Rethinking report cards
Linking report cards to state standards is the newest report card trend. Here's why schools are doing it and what you can expect if your school makes the change.
What should I do if my child's school is switching to a standards-based report card?
Ask lots of questions! If there is anything about the report card that you don't understand or that is confusing, ask your child's teacher to explain. If you are not sure if your child is doing well, ask the teacher to explain the system. For example, if your child is not proficient in some skills, ask his teacher if you should be concerned about his progress. Is he on track to be proficient by the end of the year?

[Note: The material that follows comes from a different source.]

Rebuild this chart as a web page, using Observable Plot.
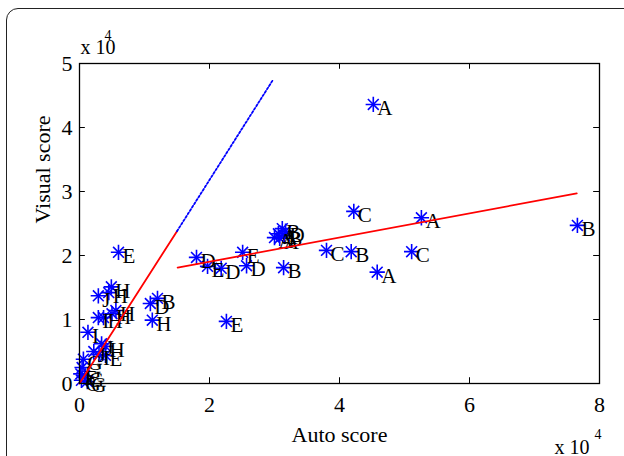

Be sure you find out whether your child is completing assignments and developing good work habits. That may not be clearly indicated on the report card. Because the academic marks on a standards-based report card usually do not reflect a child's effort, attitude or work habits, it is important for parents to be sure they have a complete picture of their child's learning. Some children may be able to show mastery of the standards in the lower grades without good work habits, but that will get more difficult as they progress through the grades. If there is a problem with attitude, effort or study skills, parents need to be able to intervene as early as possible.

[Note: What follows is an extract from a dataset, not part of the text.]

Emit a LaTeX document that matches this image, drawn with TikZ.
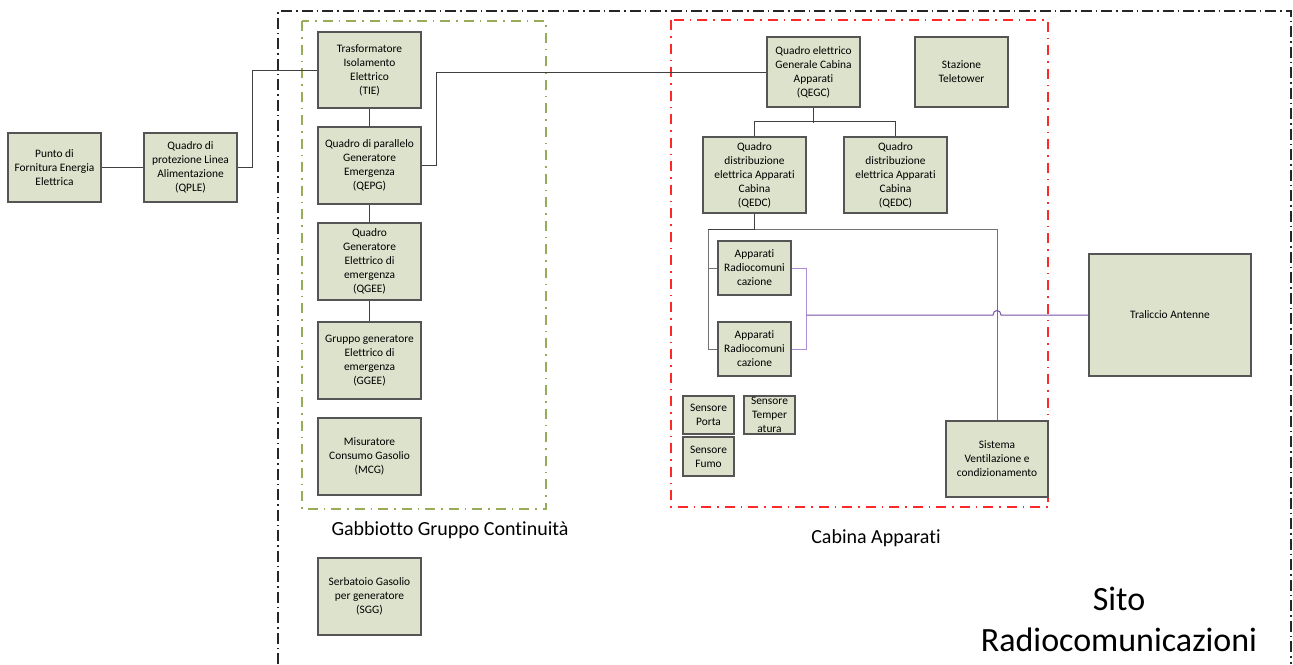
\documentclass[tikz,border=0pt]{standalone}
\usepackage{fontspec}
\setmainfont{Carlito}[Ligatures=NoCommon]
\usetikzlibrary{calc}
\definecolor{riempi}{RGB}{221,226,204}
\definecolor{bordo}{RGB}{85,85,85}
\definecolor{oliva}{RGB}{150,172,88}
\definecolor{rosso}{RGB}{255,40,40}
\definecolor{viola}{RGB}{120,80,165}
\definecolor{lilla}{RGB}{175,140,215}

\begin{document}
\begin{tikzpicture}[x=1pt,y=-1pt,
    blocco/.style={draw=bordo,fill=riempi,line width=1.1pt,align=center,inner sep=0pt,
      font=\fontsize{11.4}{14}\selectfont},
    cavo/.style={draw=black!75,line width=1pt},
    cavogrigio/.style={draw=black!55,line width=1pt},
    telaio/.style={draw=black!85,line width=1.3pt,dash pattern=on 11pt off 4pt on 1.5pt off 4pt},
    cornice/.style={line width=1.3pt,dash pattern=on 10pt off 6pt on 1.5pt off 6pt}]

            \useasboundingbox (0,0) rectangle (1293,664);

            % contorni
            \draw[telaio] (278,664) -- (278,11) -- (1291,11) -- (1291,664);
            \draw[cornice,oliva] (302,21) rectangle (546,509);
            \draw[cornice,rosso] (671,20) rectangle (1048,507);

            % fornitura
            \node[blocco,minimum width=93pt,minimum height=69pt] (punto) at (54.5,167.5) {Punto di\\Fornitura Energia\\Elettrica};
            \node[blocco,minimum width=93pt,minimum height=69pt] (qple) at (190.5,167.5) {Quadro di\\protezione Linea\\Alimentazione\\(QPLE)};

            % gabbiotto
            \node[blocco,minimum width=103pt,minimum height=76pt] (tie) at (369.5,70) {Trasformatore\\Isolamento\\Elettrico\\(TIE)};
            \node[blocco,minimum width=103pt,minimum height=77pt] (qepg) at (369.5,165.5) {Quadro di parallelo\\Generatore\\Emergenza\\(QEPG)};
            \node[blocco,minimum width=103pt,minimum height=77pt] (qgee) at (369.5,261.5) {Quadro\\Generatore\\Elettrico di\\emergenza\\(QGEE)};
            \node[blocco,minimum width=103pt,minimum height=77pt] (ggee) at (369.5,360.5) {Gruppo generatore\\Elettrico di\\emergenza\\(GGEE)};
            \node[blocco,minimum width=103pt,minimum height=77pt] (mcg) at (369.5,456.5) {Misuratore\\Consumo Gasolio\\(MCG)};
            \node[blocco,minimum width=103pt,minimum height=77pt] (sgg) at (369.5,596.5) {Serbatoio Gasolio\\per generatore\\(SGG)};

            % cabina
            \node[blocco,minimum width=93pt,minimum height=70pt] (qegc) at (813.5,72) {Quadro elettrico\\Generale Cabina\\Apparati\\(QEGC)};
            \node[blocco,minimum width=93pt,minimum height=70pt] (tele) at (961.5,72) {Stazione\\Teletower};

            \foreach \nome/\x in {qedcA/754.5,qedcB/895.5}{
              \node[blocco,minimum width=103pt,minimum height=76pt] (\nome) at (\x,175) {Quadro\\distribuzione\\elettrica Apparati\\Cabina\\(QEDC)};
            }

            \foreach \nome/\y in {appA/268,appB/349}{
              \node[blocco,minimum width=73pt,minimum height=54pt] (\nome) at (754.5,\y) {Apparati\\Radiocomuni\\cazione};
            }

            \node[blocco,minimum width=51pt,minimum height=38pt] (sporta) at (708.5,415) {Sensore\\Porta};
            \node[blocco,minimum width=51pt,minimum height=38pt] (stemp) at (769.5,415) {Sensore\\Temper\\atura};
            \node[blocco,minimum width=51pt,minimum height=39pt] (sfumo) at (708.5,456.5) {Sensore\\Fumo};
            \node[blocco,minimum width=102pt,minimum height=76pt] (sistema) at (997,459) {Sistema\\Ventilazione e\\condizionamento};

            \node[blocco,minimum width=162pt,minimum height=122pt] (traliccio) at (1170,315) {Traliccio Antenne};

            % collegamenti
            \draw[cavo] (punto) -- (qple);
            \draw[cavo] (qple.east) -- ++(15,0) |- (tie.west);
            \draw[cavo] (tie) -- (qepg);
            \draw[cavo] (qepg) -- (qgee);
            \draw[cavo] (qgee) -- (ggee);
            \draw[cavo] (qepg.east) -- ++(15,0) |- (qegc.west);
            \draw[cavo] (qegc.south) -- ++(0,15);
            \draw[cavo] (qedcA.north) -- ++(0,-15) -| (qedcB.north);

            \draw[cavo] (qedcA.south) -- ++(0,16) coordinate (nodoQ) -- ++(-46.5,0) coordinate (nodoL);
            \draw[cavogrigio] (nodoL) |- (appA.west);
            \draw[cavogrigio] (nodoL) |- (appB.west);
            \draw[cavogrigio] (nodoQ) -| (sistema.north);

            \draw[lilla,line width=1pt] (appA.east) -- ++(15,0) coordinate (forca) |- (appB.east);
            \coordinate (salto) at (sistema.north|-traliccio.west);
            \draw[viola,line width=1pt] (traliccio.west) -- ($(salto)+(4,0)$)
              .. controls ($(salto)+(4,-6)$) and ($(salto)+(-4,-6)$) .. ($(salto)+(-4,0)$)
              -- (traliccio.west-|forca);

            % etichette
            \node[font=\fontsize{20}{24}\selectfont] (lblGabbia) at (450,530) {Gabbiotto Gruppo Continuità};
            \node[font=\fontsize{20}{24}\selectfont] (lblCabina) at (876,538) {Cabina Apparati};
            \node[font=\fontsize{34}{41}\selectfont,align=center] (lblSito) at (1119,619.5) {Sito\\Radiocomunicazioni};

\end{tikzpicture}
\end{document}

Take advantage of the extra information. Standards-based report cards give you more detailed information about how your child is doing in each subject. You can use this information to help your child. Choose a skill you're concerned about and ask the teacher how you can help your child with it at home. You can also ask the teacher what he can do to help your child at school.
Let your child's teacher and principal know what you think of the new report card. Because report cards are designed to communicate with parents, they need to be easy to understand and helpful to parents. If you have any suggestions or concerns about your school's report card, share them with the teacher and principal. Your comments may help improve it.
By GreatSchools Staff
Did your grandparents give you a dollar for each A on your report card? Did you spend your high school years hoping you would squeak by with C's in important classes? Did you ever see the dreaded F on a paper, test or your report card?
For a growing number of today's elementary school students, those days are gone. They may not see letter grades on their report cards until middle school or later. As the No Child Left Behind law pushes schools and educators across the country to center their teaching on content and learning standards, report cards are beginning to look different, too. From Nashville, Tennessee to Marlborough, Massachusetts and Honolulu, Hawaii, schools are pairing standards-based report cards with their standards-based teaching, and parents are getting more information about their students' achievement.
What are state standards?
Every state has adopted its own list of the skills that students should learn at each grade level from kindergarten through high school. These lists are the state content and learning standards. Here are some examples:
- In Arizona, fifth-graders are expected to be able to compare whole numbers, fractions and decimals. For example, fifth-graders should be able to determine that 0.6 is larger than 1/2.
- In California, first-graders should be able to read common, irregular words like the, have, said, come, give and of.
- In Nebraska, twelfth-graders should have an understanding of the structure of the atom, and be able to describe different types of nuclear reactions.
What is a standards-based report card?
A standards-based report card lists the most important skills students should learn in each subject at a particular grade level. For example, in writing, a second-grade report card might list these skills:
- Writes in complete sentences
- Uses capital letters, periods, question marks and quotation marks correctly
- Uses the writing process (prewriting, first draft, revision, and final draft)
- Writes a friendly letter with a greeting, body and conclusion
- Knows the purpose and use of a dictionary, thesaurus and atlas
Instead of letter grades, students receive marks that show how well they have mastered the skills. The marks might show whether the student is advanced, proficient, basic or below basic for each standard or they might be numbers representing whether students meet, exceed or approach each standard. Students usually get separate marks for effort and work habits, which are important for parents to keep tabs on even if these characteristics aren't included in the assessment of the student's academic skills.
How are standards-based report cards different from traditional report cards?
On many traditional report cards, students receive one grade for reading, one for math, one for science and so on. On a standards-based report card, each of these subject areas is divided into a list of skills and knowledge that students are responsible for learning. Students receive a separate mark for each standard.
The marks on a standards-based report card are different from traditional letter grades. Letter grades are often calculated by combining how well the student met his particular teacher's expectations, how he performed on assignments and tests, and how much effort the teacher believes he put in. Letter grades do not tell parents which skills their children have mastered or whether they are working at grade level. Because one fourth-grade teacher might be reviewing basic multiplication facts, while another is teaching multiplication of two- or three-digit numbers, getting an A in each of these classes would mean very different things. The parent of a child in these classes would not know if the child were learning what he should be to meet the state standards.
Standards-based report cards should provide more consistency between teachers than traditional report cards, because all students are evaluated on the same grade-appropriate skills. Parents can see exactly which skills and knowledge their children have learned. According to Hoover Liddell, special assistant to the superintendent in the San Francisco Unified School District in California, the marks on a standards-based report card show only how well the child has mastered the grade-level standards, and do not include effort, attitude or work habits, which are usually marked separately.